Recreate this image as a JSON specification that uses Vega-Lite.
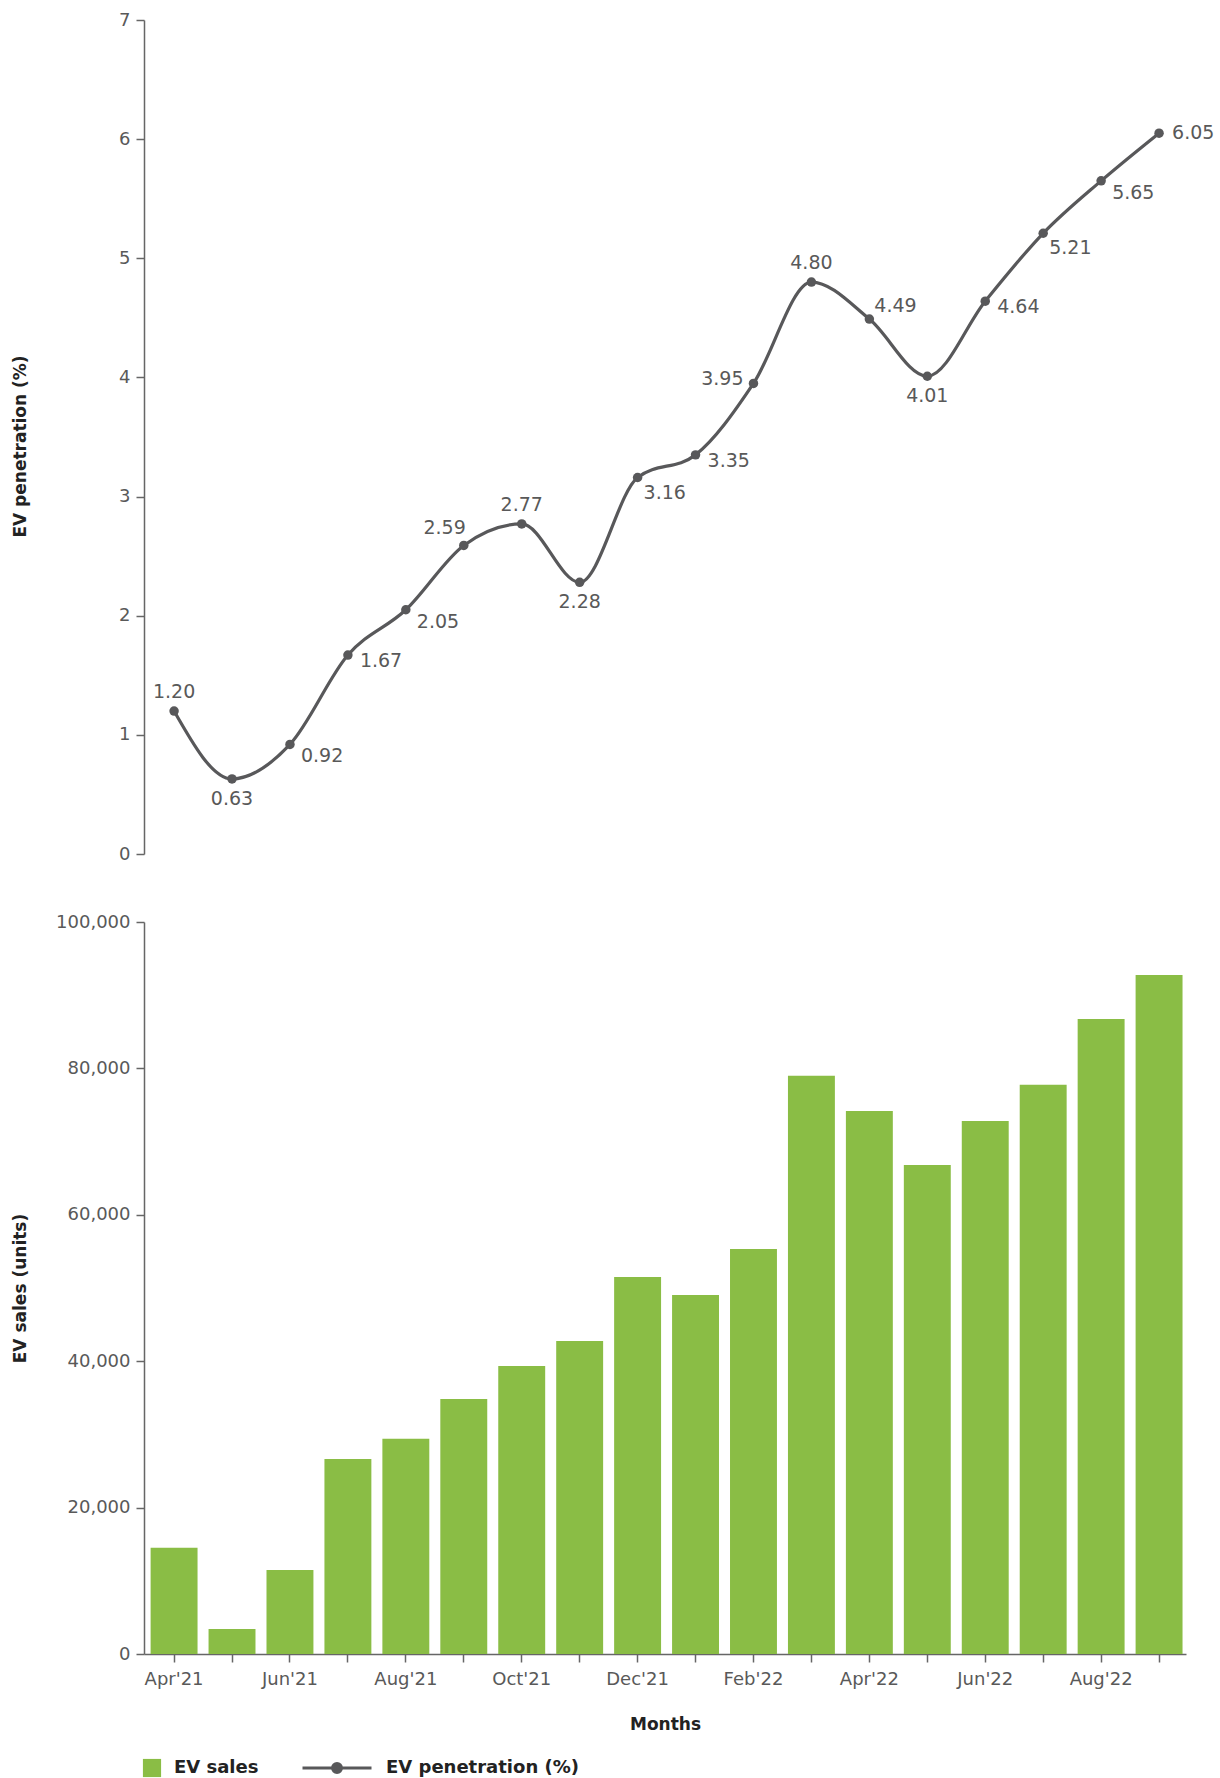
{
  "$schema": "https://vega.github.io/schema/vega-lite/v6.json",
  "padding": {"left": 11, "top": 11, "right": 0, "bottom": 0},
  "background": "white",
  "spacing": 50,
  "data": {"values": [
    {"month": "Apr'21", "sales": 14530, "pen": 1.20},
    {"month": "May'21", "sales": 3430, "pen": 0.63},
    {"month": "Jun'21", "sales": 11490, "pen": 0.92},
    {"month": "Jul'21", "sales": 26650, "pen": 1.67},
    {"month": "Aug'21", "sales": 29390, "pen": 2.05},
    {"month": "Sep'21", "sales": 34850, "pen": 2.59},
    {"month": "Oct'21", "sales": 39360, "pen": 2.77},
    {"month": "Nov'21", "sales": 42770, "pen": 2.28},
    {"month": "Dec'21", "sales": 51500, "pen": 3.16},
    {"month": "Jan'22", "sales": 49060, "pen": 3.35},
    {"month": "Feb'22", "sales": 55340, "pen": 3.95},
    {"month": "Mar'22", "sales": 78980, "pen": 4.80},
    {"month": "Apr'22", "sales": 74190, "pen": 4.49},
    {"month": "May'22", "sales": 66820, "pen": 4.01},
    {"month": "Jun'22", "sales": 72830, "pen": 4.64},
    {"month": "Jul'22", "sales": 77750, "pen": 5.21},
    {"month": "Aug'22", "sales": 86760, "pen": 5.65},
    {"month": "Sep'22", "sales": 92770, "pen": 6.05}
  ]},
  "vconcat": [
    {
      "width": 1042,
      "height": 834,
      "encoding": {
        "x": {"field": "month", "type": "ordinal", "sort": null, "scale": {"type": "band", "paddingInner": 0.19, "paddingOuter": 0.087, "align": 0.656}, "axis": null},
        "y": {"field": "pen", "type": "quantitative", "scale": {"domain": [0, 7]}, "axis": {"values": [0, 1, 2, 3, 4, 5, 6, 7], "title": "EV penetration (%)", "titleX": -115, "titleY": 426}}
      },
      "layer": [
        {"mark": {"type": "line", "interpolate": "monotone", "strokeWidth": 3.2},
         "encoding": {"stroke": {"datum": "EV penetration (%)", "type": "nominal", "scale": {"range": ["#58585a"]},
           "legend": {"orient": "none", "legendX": 157, "legendY": 1712, "title": null, "symbolType": "M-1,0H1M0.13,0A0.13,0.13 0 1 1 -0.13,0A0.13,0.13 0 1 1 0.13,0Z", "symbolSize": 4761, "symbolStrokeWidth": 3, "symbolFillColor": "#58585a", "labelFontSize": 18, "labelFontWeight": "bold", "labelColor": "#222", "labelOffset": 13, "labelLimit": 400}}}},
        {"mark": {"type": "point", "filled": true, "size": 90, "color": "#58585a", "opacity": 1}},
        {"transform": [{"filter": {"field": "month", "oneOf": ["Apr'21", "Oct'21", "Mar'22"]}}],
         "mark": {"type": "text", "align": "center", "baseline": "middle", "dy": -19, "fontSize": 19, "color": "#595959"},
         "encoding": {"text": {"field": "pen", "type": "quantitative", "format": ".2f"}}},
        {"transform": [{"filter": {"field": "month", "oneOf": ["May'21", "Nov'21", "May'22"]}}],
         "mark": {"type": "text", "align": "center", "baseline": "middle", "dy": 20, "fontSize": 19, "color": "#595959"},
         "encoding": {"text": {"field": "pen", "type": "quantitative", "format": ".2f"}}},
        {"transform": [{"filter": {"field": "month", "oneOf": ["Jun'21", "Aug'21", "Aug'22"]}}],
         "mark": {"type": "text", "align": "left", "baseline": "middle", "dx": 11, "dy": 12, "fontSize": 19, "color": "#595959"},
         "encoding": {"text": {"field": "pen", "type": "quantitative", "format": ".2f"}}},
        {"transform": [{"filter": {"field": "month", "oneOf": ["Dec'21", "Jul'22"]}}],
         "mark": {"type": "text", "align": "left", "baseline": "middle", "dx": 6, "dy": 15, "fontSize": 19, "color": "#595959"},
         "encoding": {"text": {"field": "pen", "type": "quantitative", "format": ".2f"}}},
        {"transform": [{"filter": {"field": "month", "oneOf": ["Jul'21", "Jan'22", "Jun'22"]}}],
         "mark": {"type": "text", "align": "left", "baseline": "middle", "dx": 12, "dy": 6, "fontSize": 19, "color": "#595959"},
         "encoding": {"text": {"field": "pen", "type": "quantitative", "format": ".2f"}}},
        {"transform": [{"filter": {"field": "month", "oneOf": ["Sep'22"]}}],
         "mark": {"type": "text", "align": "left", "baseline": "middle", "dx": 13, "dy": 0, "fontSize": 19, "color": "#595959"},
         "encoding": {"text": {"field": "pen", "type": "quantitative", "format": ".2f"}}},
        {"transform": [{"filter": {"field": "month", "oneOf": ["Feb'22"]}}],
         "mark": {"type": "text", "align": "right", "baseline": "middle", "dx": -10, "dy": -4, "fontSize": 19, "color": "#595959"},
         "encoding": {"text": {"field": "pen", "type": "quantitative", "format": ".2f"}}},
        {"transform": [{"filter": {"field": "month", "oneOf": ["Sep'21"]}}],
         "mark": {"type": "text", "align": "right", "baseline": "middle", "dx": 2, "dy": -17, "fontSize": 19, "color": "#595959"},
         "encoding": {"text": {"field": "pen", "type": "quantitative", "format": ".2f"}}},
        {"transform": [{"filter": {"field": "month", "oneOf": ["Apr'22"]}}],
         "mark": {"type": "text", "align": "left", "baseline": "middle", "dx": 5, "dy": -13, "fontSize": 19, "color": "#595959"},
         "encoding": {"text": {"field": "pen", "type": "quantitative", "format": ".2f"}}}
      ]
    },
    {
      "width": 1042,
      "height": 732,
      "mark": {"type": "bar"},
      "encoding": {
        "x": {"field": "month", "type": "ordinal", "sort": null, "scale": {"type": "band", "paddingInner": 0.19, "paddingOuter": 0.087, "align": 0.656},
          "axis": {"title": "Months", "labelAngle": 0, "labelPadding": 8, "titlePadding": 28, "labelExpr": "test(/^(May|Jul|Sep|Nov|Jan|Mar)/, datum.value) ? '' : datum.value"}},
        "y": {"field": "sales", "type": "quantitative", "scale": {"domain": [0, 100000]}, "axis": {"values": [0, 20000, 40000, 60000, 80000, 100000], "format": ",d", "title": "EV sales (units)", "titleX": -115}},
        "fill": {"datum": "EV sales", "type": "nominal", "scale": {"range": ["#8abd45"]},
          "legend": {"orient": "none", "legendX": -2, "legendY": 1738, "title": null, "symbolType": "square", "symbolSize": 330, "labelFontSize": 18, "labelFontWeight": "bold", "labelColor": "#222", "labelOffset": 12, "labelLimit": 400}}
      }
    }
  ],
  "config": {
    "font": "DejaVu Sans",
    "view": {"stroke": null},
    "axis": {"labelFont": "DejaVu Sans", "labelFontSize": 18, "labelColor": "#595959", "domainColor": "#666666", "tickColor": "#666666", "tickSize": 8, "domainWidth": 1.5, "tickWidth": 1.5, "labelPadding": 6, "titleFont": "DejaVu Sans", "titleFontSize": 17, "titleFontWeight": "bold", "titleColor": "#222222", "grid": false},
    "legend": {"labelFont": "DejaVu Sans"}
  }
}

+ + +

WORK TO BE COMPLETED >>
Repeat the listing verbatim. Skip the pictures.

EXERCISE RESULT >>
Recreate this image as a JSON specification that uses Vega-Lite.
{
  "$schema": "https://vega.github.io/schema/vega-lite/v6.json",
  "padding": {"left": 11, "top": 11, "right": 0, "bottom": 0},
  "background": "white",
  "spacing": 50,
  "data": {"values": [
    {"month": "Apr'21", "sales": 14530, "pen": 1.20},
    {"month": "May'21", "sales": 3430, "pen": 0.63},
    {"month": "Jun'21", "sales": 11490, "pen": 0.92},
    {"month": "Jul'21", "sales": 26650, "pen": 1.67},
    {"month": "Aug'21", "sales": 29390, "pen": 2.05},
    {"month": "Sep'21", "sales": 34850, "pen": 2.59},
    {"month": "Oct'21", "sales": 39360, "pen": 2.77},
    {"month": "Nov'21", "sales": 42770, "pen": 2.28},
    {"month": "Dec'21", "sales": 51500, "pen": 3.16},
    {"month": "Jan'22", "sales": 49060, "pen": 3.35},
    {"month": "Feb'22", "sales": 55340, "pen": 3.95},
    {"month": "Mar'22", "sales": 78980, "pen": 4.80},
    {"month": "Apr'22", "sales": 74190, "pen": 4.49},
    {"month": "May'22", "sales": 66820, "pen": 4.01},
    {"month": "Jun'22", "sales": 72830, "pen": 4.64},
    {"month": "Jul'22", "sales": 77750, "pen": 5.21},
    {"month": "Aug'22", "sales": 86760, "pen": 5.65},
    {"month": "Sep'22", "sales": 92770, "pen": 6.05}
  ]},
  "vconcat": [
    {
      "width": 1042,
      "height": 834,
      "encoding": {
        "x": {"field": "month", "type": "ordinal", "sort": null, "scale": {"type": "band", "paddingInner": 0.19, "paddingOuter": 0.087, "align": 0.656}, "axis": null},
        "y": {"field": "pen", "type": "quantitative", "scale": {"domain": [0, 7]}, "axis": {"values": [0, 1, 2, 3, 4, 5, 6, 7], "title": "EV penetration (%)", "titleX": -115, "titleY": 426}}
      },
      "layer": [
        {"mark": {"type": "line", "interpolate": "monotone", "strokeWidth": 3.2},
         "encoding": {"stroke": {"datum": "EV penetration (%)", "type": "nominal", "scale": {"range": ["#58585a"]},
           "legend": {"orient": "none", "legendX": 157, "legendY": 1712, "title": null, "symbolType": "M-1,0H1M0.13,0A0.13,0.13 0 1 1 -0.13,0A0.13,0.13 0 1 1 0.13,0Z", "symbolSize": 4761, "symbolStrokeWidth": 3, "symbolFillColor": "#58585a", "labelFontSize": 18, "labelFontWeight": "bold", "labelColor": "#222", "labelOffset": 13, "labelLimit": 400}}}},
        {"mark": {"type": "point", "filled": true, "size": 90, "color": "#58585a", "opacity": 1}},
        {"transform": [{"filter": {"field": "month", "oneOf": ["Apr'21", "Oct'21", "Mar'22"]}}],
         "mark": {"type": "text", "align": "center", "baseline": "middle", "dy": -19, "fontSize": 19, "color": "#595959"},
         "encoding": {"text": {"field": "pen", "type": "quantitative", "format": ".2f"}}},
        {"transform": [{"filter": {"field": "month", "oneOf": ["May'21", "Nov'21", "May'22"]}}],
         "mark": {"type": "text", "align": "center", "baseline": "middle", "dy": 20, "fontSize": 19, "color": "#595959"},
         "encoding": {"text": {"field": "pen", "type": "quantitative", "format": ".2f"}}},
        {"transform": [{"filter": {"field": "month", "oneOf": ["Jun'21", "Aug'21", "Aug'22"]}}],
         "mark": {"type": "text", "align": "left", "baseline": "middle", "dx": 11, "dy": 12, "fontSize": 19, "color": "#595959"},
         "encoding": {"text": {"field": "pen", "type": "quantitative", "format": ".2f"}}},
        {"transform": [{"filter": {"field": "month", "oneOf": ["Dec'21", "Jul'22"]}}],
         "mark": {"type": "text", "align": "left", "baseline": "middle", "dx": 6, "dy": 15, "fontSize": 19, "color": "#595959"},
         "encoding": {"text": {"field": "pen", "type": "quantitative", "format": ".2f"}}},
        {"transform": [{"filter": {"field": "month", "oneOf": ["Jul'21", "Jan'22", "Jun'22"]}}],
         "mark": {"type": "text", "align": "left", "baseline": "middle", "dx": 12, "dy": 6, "fontSize": 19, "color": "#595959"},
         "encoding": {"text": {"field": "pen", "type": "quantitative", "format": ".2f"}}},
        {"transform": [{"filter": {"field": "month", "oneOf": ["Sep'22"]}}],
         "mark": {"type": "text", "align": "left", "baseline": "middle", "dx": 13, "dy": 0, "fontSize": 19, "color": "#595959"},
         "encoding": {"text": {"field": "pen", "type": "quantitative", "format": ".2f"}}},
        {"transform": [{"filter": {"field": "month", "oneOf": ["Feb'22"]}}],
         "mark": {"type": "text", "align": "right", "baseline": "middle", "dx": -10, "dy": -4, "fontSize": 19, "color": "#595959"},
         "encoding": {"text": {"field": "pen", "type": "quantitative", "format": ".2f"}}},
        {"transform": [{"filter": {"field": "month", "oneOf": ["Sep'21"]}}],
         "mark": {"type": "text", "align": "right", "baseline": "middle", "dx": 2, "dy": -17, "fontSize": 19, "color": "#595959"},
         "encoding": {"text": {"field": "pen", "type": "quantitative", "format": ".2f"}}},
        {"transform": [{"filter": {"field": "month", "oneOf": ["Apr'22"]}}],
         "mark": {"type": "text", "align": "left", "baseline": "middle", "dx": 5, "dy": -13, "fontSize": 19, "color": "#595959"},
         "encoding": {"text": {"field": "pen", "type": "quantitative", "format": ".2f"}}}
      ]
    },
    {
      "width": 1042,
      "height": 732,
      "mark": {"type": "bar"},
      "encoding": {
        "x": {"field": "month", "type": "ordinal", "sort": null, "scale": {"type": "band", "paddingInner": 0.19, "paddingOuter": 0.087, "align": 0.656},
          "axis": {"title": "Months", "labelAngle": 0, "labelPadding": 8, "titlePadding": 28, "labelExpr": "test(/^(May|Jul|Sep|Nov|Jan|Mar)/, datum.value) ? '' : datum.value"}},
        "y": {"field": "sales", "type": "quantitative", "scale": {"domain": [0, 100000]}, "axis": {"values": [0, 20000, 40000, 60000, 80000, 100000], "format": ",d", "title": "EV sales (units)", "titleX": -115}},
        "fill": {"datum": "EV sales", "type": "nominal", "scale": {"range": ["#8abd45"]},
          "legend": {"orient": "none", "legendX": -2, "legendY": 1738, "title": null, "symbolType": "square", "symbolSize": 330, "labelFontSize": 18, "labelFontWeight": "bold", "labelColor": "#222", "labelOffset": 12, "labelLimit": 400}}
      }
    }
  ],
  "config": {
    "font": "DejaVu Sans",
    "view": {"stroke": null},
    "axis": {"labelFont": "DejaVu Sans", "labelFontSize": 18, "labelColor": "#595959", "domainColor": "#666666", "tickColor": "#666666", "tickSize": 8, "domainWidth": 1.5, "tickWidth": 1.5, "labelPadding": 6, "titleFont": "DejaVu Sans", "titleFontSize": 17, "titleFontWeight": "bold", "titleColor": "#222222", "grid": false},
    "legend": {"labelFont": "DejaVu Sans"}
  }
}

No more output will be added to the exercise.